I'm kind of wary of the BRICS alliance existing as I think it makes the geopolitical situation a little bloated and too complicated to have all of this major world war like events take place right at the end of the Cold War and in a few years before we transition to Cyberpunk. I really like the Soviet's and China's paths in Cyberpunk where the Soviets became a shell of themselves and lost all adherence to Marxism as they fell under the control of SovOil while transitioning into full Oligarch like Russia OTL, and the Second Chinese Civil War serves as a smart warning lesson to Communist China, shows the dangers of totalitarianism and militarism, and produces some good narrative irony where China ends up allying with NUSA and Militech and thus both nations are betrayals of their founding ideals in the Cyberpunk world.
As for South America, I think there's a more organic way to portray them than to do what COD did and just have them become a superpower because of "Muh Scarce Oil" and at the same time becoming Nazis. Just lean into full alternate history and have the Federation be essentially a Latin Soviet Union as a product of a different and more radical 60's where Brazil and Venezuela become Communist and unify with Pinochet's Chile to become the "People's Federation of the America's." It gives them about three decades to reform and industrialize to fight a peer war with America, helps to explain the hyper militarization and Capitalism of America as a reactionary effect of the spread of Marxism, gives the Federation an organic motivation to fight America to stop American Imperialism after Mexico and as revenge for Operation Condor and Latin America's right-wing dictatorships, gives a reason for the speedy conquest of Latin America due to popular support and fighting corrupt Juntas, installs some poetic karma to America for its Cold War policies and warns of the contemporary dangers of treating Latin America as a playground, and with the fall of the Federation goes the end of true Socialism and thus the Hyper Capitalism of the 21st century.
Overall that leads to a more realistic setting and we can still keep the drug narratives of the Central American Wars focused on the Mexican War.

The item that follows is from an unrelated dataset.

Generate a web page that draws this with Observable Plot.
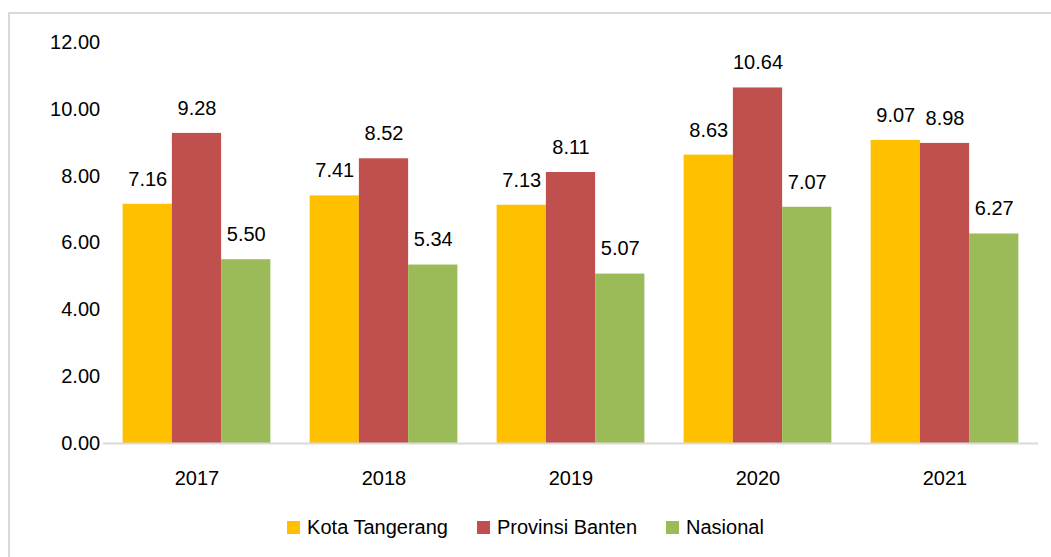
<!DOCTYPE html>
<html>
<head>
<meta charset="utf-8">
<script src="https://cdn.jsdelivr.net/npm/d3@7"></script>
<script src="https://cdn.jsdelivr.net/npm/@observablehq/plot@0.6"></script>
<style>
  html, body { margin: 0; padding: 0; background: #fff; overflow: hidden; width: 1051px; height: 557px; }
  #frame { position: absolute; left: 8px; top: 12px; width: 2000px; height: 2000px;
           border-top: 2px solid #d9d9d9; border-left: 2px solid #d9d9d9; }
  #chart { position: absolute; left: 0; top: 0; }
  #legend { position: absolute; left: 0; top: 500px; width: 1051px; height: 54px;
            display: flex; justify-content: center; align-items: center;
            font-family: "Liberation Sans", Arial, sans-serif; font-size: 20px; color: #000; }
  .item { display: flex; align-items: center; margin: 0 14.5px; }
  .sw { width: 13px; height: 13px; margin-right: 7px; }
</style>
</head>
<body>
<div id="frame"></div>
<div id="chart"></div>
<div id="legend"></div>
<script>
const years = ["2017", "2018", "2019", "2020", "2021"];
const series = ["Kota Tangerang", "Provinsi Banten", "Nasional"];
const kotaTangerang = [7.16, 7.41, 7.13, 8.63, 9.07];
const provinsiBanten = [9.28, 8.52, 8.11, 10.64, 8.98];
const nasional = [5.50, 5.34, 5.07, 7.07, 6.27];
const yTicks = [0, 2, 4, 6, 8, 10, 12];
const colors = ["#FFC000", "#C0504D", "#9BBB59"];

const seriesValues = [kotaTangerang, provinsiBanten, nasional];
const table = [];
years.forEach((yr, i) => {
  series.forEach((s, j) => table.push({year: yr, series: s, value: seriesValues[j][i]}));
});

const chart = Plot.plot({
  width: 1051,
  height: 500,
  marginLeft: 103,
  marginRight: 13,
  marginTop: 42,
  marginBottom: 57,
  style: {fontFamily: "'Liberation Sans', Arial, sans-serif", fontSize: "20px", color: "#000", background: "transparent"},
  fx: {domain: years, paddingInner: 0.21, paddingOuter: 0.105, round: false, label: null, axis: "bottom", tickSize: 0, tickPadding: 27},
  x: {domain: series, axis: null, padding: 0, round: false},
  y: {domain: [0, 12], ticks: yTicks, tickFormat: d3.format(".2f"), tickSize: 0, tickPadding: 23, label: null},
  color: {domain: series, range: colors},
  marks: [
    Plot.barY(table, {fx: "year", x: "series", y: "value", fill: "series"}),
    Plot.ruleY(years.map(yr => ({year: yr, v: 0})), {fx: "year", y: "v", stroke: "#d9d9d9", strokeWidth: 2, insetLeft: -19.7, insetRight: -19.7}),
    Plot.text(table, {fx: "year", x: "series", y: "value", text: d => d.value.toFixed(2), dy: -25, fontSize: 20, fill: "#000"})
  ]
});
document.getElementById("chart").appendChild(chart);

const legend = document.getElementById("legend");
series.forEach((s, i) => {
  const item = document.createElement("div");
  item.className = "item";
  const sw = document.createElement("span");
  sw.className = "sw";
  sw.style.background = colors[i];
  const label = document.createElement("span");
  label.textContent = s;
  item.appendChild(sw);
  item.appendChild(label);
  legend.appendChild(item);
});
</script>
</body>
</html>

Perhaps have the US fight a two front war in the 80s, one with Mexico and one in Columbia, the former to target the criminal cartels in distribution and the latter to target drug production.

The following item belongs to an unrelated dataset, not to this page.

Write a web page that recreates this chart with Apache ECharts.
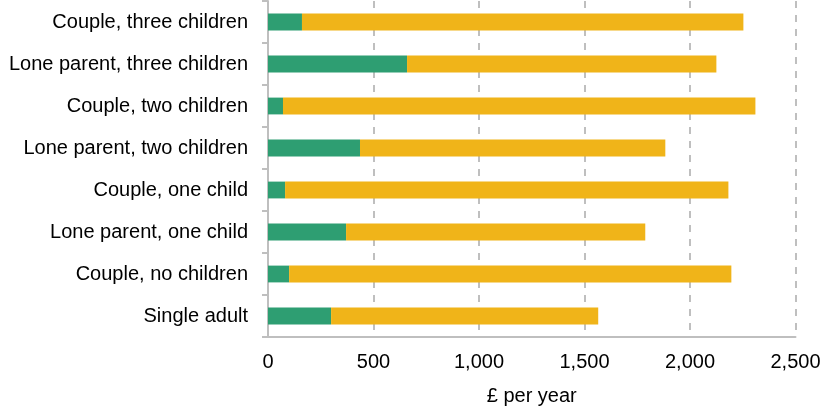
<!DOCTYPE html>
<html>
<head>
<meta charset="utf-8">
<script src="https://cdn.jsdelivr.net/npm/echarts@6/dist/echarts.min.js"></script>
<style>
    html, body { margin: 0; padding: 0; background: #fff; }
    #chart { width: 827px; height: 411px; }
</style>
</head>
<body>
<div id="chart"></div>
<script>
// bottom to top, as ECharts draws a category y axis
var categories = ['Single adult', 'Couple, no children', 'Lone parent, one child', 'Couple, one child',
    'Lone parent, two children', 'Couple, two children', 'Lone parent, three children', 'Couple, three children'];
var greenValues = [299, 100, 370, 81, 436, 71, 659, 161];
var yellowValues = [1266, 2096, 1418, 2101, 1447, 2239, 1466, 2092];
var xTicks = [0, 500, 1000, 1500, 2000, 2500];

var chart = echarts.init(document.getElementById('chart'));

var option = {
    animation: false,
    grid: { left: 268, right: 31.5, top: 1, bottom: 74 },
    xAxis: {
        type: 'value',
        min: xTicks[0],
        max: xTicks[xTicks.length - 1],
        interval: 500,
        name: '£ per year',
        nameLocation: 'middle',
        nameGap: 49,
        nameTextStyle: { fontFamily: 'Liberation Sans', fontSize: 20, color: '#000' },
        axisLine: { show: true, lineStyle: { color: '#bfbfbf', width: 2 } },
        axisTick: { show: false },
        axisLabel: {
            margin: 15,
            fontFamily: 'Liberation Sans',
            fontSize: 20,
            color: '#000',
            formatter: function (v) { return v.toLocaleString('en-GB'); }
        },
        splitLine: { show: true, lineStyle: { color: '#bfbfbf', width: 2, type: [7, 7] } }
    },
    yAxis: {
        type: 'category',
        data: categories,
        axisLine: { show: true, lineStyle: { color: '#bfbfbf', width: 2 } },
        axisTick: { show: true, length: 6, lineStyle: { color: '#bfbfbf', width: 2 } },
        axisLabel: { margin: 20, fontFamily: 'Liberation Sans', fontSize: 20, color: '#000' },
        splitLine: { show: false }
    },
    series: [
        {
            type: 'bar',
            stack: 'total',
            data: greenValues,
            barWidth: '40%',
            itemStyle: { color: '#2e9e72' }
        },
        {
            type: 'bar',
            stack: 'total',
            data: yellowValues,
            barWidth: '40%',
            itemStyle: { color: '#f0b419' }
        }
    ]
};
chart.setOption(option);
</script>
</body>
</html>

As a warning though, for the future I would rather change the name of Call of Duty and just place Tijuana Takedown and Ghosts under a different umbrella term. I think it's too unfair to Activision to deny them the COD franchise and all the great games that came from them, and I most especially want the Black Ops and Modern Warfare games to be made and for Lucasfilms to make them as adaptations rather than steal all the credit like we have with films like Tarzan and Pacific Rim.

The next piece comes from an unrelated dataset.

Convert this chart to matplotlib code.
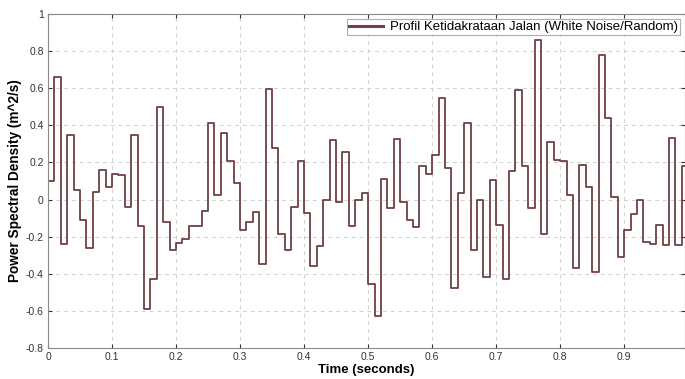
import numpy as np
import matplotlib
matplotlib.use("Agg")
import matplotlib.pyplot as plt

plt.rcParams['font.family'] = ['Liberation Sans', 'DejaVu Sans']

# Sample time (s) and road roughness values
dt = 0.01
psd = [0.10, 0.66, -0.24, 0.35, 0.05, -0.11, -0.26, 0.04, 0.16, 0.07,
       0.14, 0.135, -0.04, 0.35, -0.14, -0.59, -0.43, 0.50, -0.12, -0.27,
       -0.235, -0.21, -0.14, -0.14, -0.06, 0.41, 0.025, 0.36, 0.21, 0.09,
       -0.165, -0.12, -0.065, -0.35, 0.595, 0.28, -0.185, -0.27, -0.04, 0.21,
       -0.075, -0.36, -0.25, -0.005, 0.32, -0.015, 0.255, -0.145, -0.005, 0.035,
       -0.455, -0.63, 0.11, -0.045, 0.325, -0.015, -0.11, -0.15, 0.18, 0.14,
       0.24, 0.545, 0.17, -0.475, 0.035, 0.415, -0.27, -0.005, -0.415, 0.105,
       -0.135, -0.43, 0.155, 0.59, 0.18, -0.045, 0.86, -0.185, 0.31, 0.215,
       0.21, 0.025, -0.37, 0.185, 0.065, -0.39, 0.78, 0.44, 0.015, -0.31,
       -0.165, -0.08, 0.0, -0.23, -0.24, -0.135, -0.245, 0.33, -0.245, 0.18]
t = np.arange(len(psd)) * dt

xticks = [0, 0.1, 0.2, 0.3, 0.4, 0.5, 0.6, 0.7, 0.8, 0.9]
xticklabels = ['0', '0.1', '0.2', '0.3', '0.4', '0.5', '0.6', '0.7', '0.8', '0.9']
yticks = [-0.8, -0.6, -0.4, -0.2, 0, 0.2, 0.4, 0.6, 0.8, 1]
yticklabels = ['-0.8', '-0.6', '-0.4', '-0.2', '0', '0.2', '0.4', '0.6', '0.8', '1']

fig = plt.figure(figsize=(6.85, 3.79), dpi=100)
ax = fig.add_axes([48 / 685, 1 - 348 / 379, 1 - 48 / 685, (348 - 14) / 379])

# extend last step to the right edge
t_plot = np.append(t, t[-1] + dt)
y_plot = np.append(psd, psd[-1])
ax.step(t_plot, y_plot, where='post', color='#704042', linewidth=1.3,
        label='Profil Ketidakrataan Jalan (White Noise/Random)')

ax.set_xlim(0, 0.995)
ax.set_ylim(-0.8, 1)
ax.set_xticks(xticks)
ax.set_xticklabels(xticklabels)
ax.set_yticks(yticks)
ax.set_yticklabels(yticklabels)
ax.tick_params(direction='in', length=3, labelsize=7.5, colors='#333333',
               top=True, right=True, pad=3)
for sp in ax.spines.values():
    sp.set_color('#8a8a8a')
    sp.set_linewidth(0.8)
ax.grid(True, linestyle=(0, (4, 4)), color='#d0d0d0', linewidth=0.7)

ax.set_xlabel('Time (seconds)', fontsize=9.5, fontweight='bold', labelpad=1)
ax.set_ylabel('Power Spectral Density (m^2/s)', fontsize=9.8, fontweight='bold', labelpad=3)

leg = ax.legend(loc='upper right', fontsize=9.5, frameon=True, fancybox=False,
                borderaxespad=0.4, handlelength=2.6, borderpad=0.15, handletextpad=0.5)
leg.get_frame().set_edgecolor('#9a9a9a')
leg.get_frame().set_linewidth(0.8)
for line in leg.get_lines():
    line.set_linewidth(2.2)

fig.savefig('out.png', dpi=100)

But if there is room for more dialogue, I'll move onto the seventh and the last part: this version of Ghost does not go against the setting, it's to showcase a completely different perspective in that of a patriotic, borderline jingoistic, soldier who can see the logistical supplychain breaking down before his eyes and is still choosing to move forward, partly because they do not see another way. They see the PMC soldier coming in to take "their glory", who is (for the moment) trained to much lower standards and their shortcomings made up for with better technology. They're seeing the United States and all her promises fade as they realize the war has taken too many lives and is about to explode into something akin to the Russian Revolution (that preceded the Bolshevik Revolution). It's to showcase the setting as it solidifies into a Broken Dream.
Okay I can see this working, but to be fair, none of this nuance was conveyed or written in the original Omake post, you're sharing this outside of the post.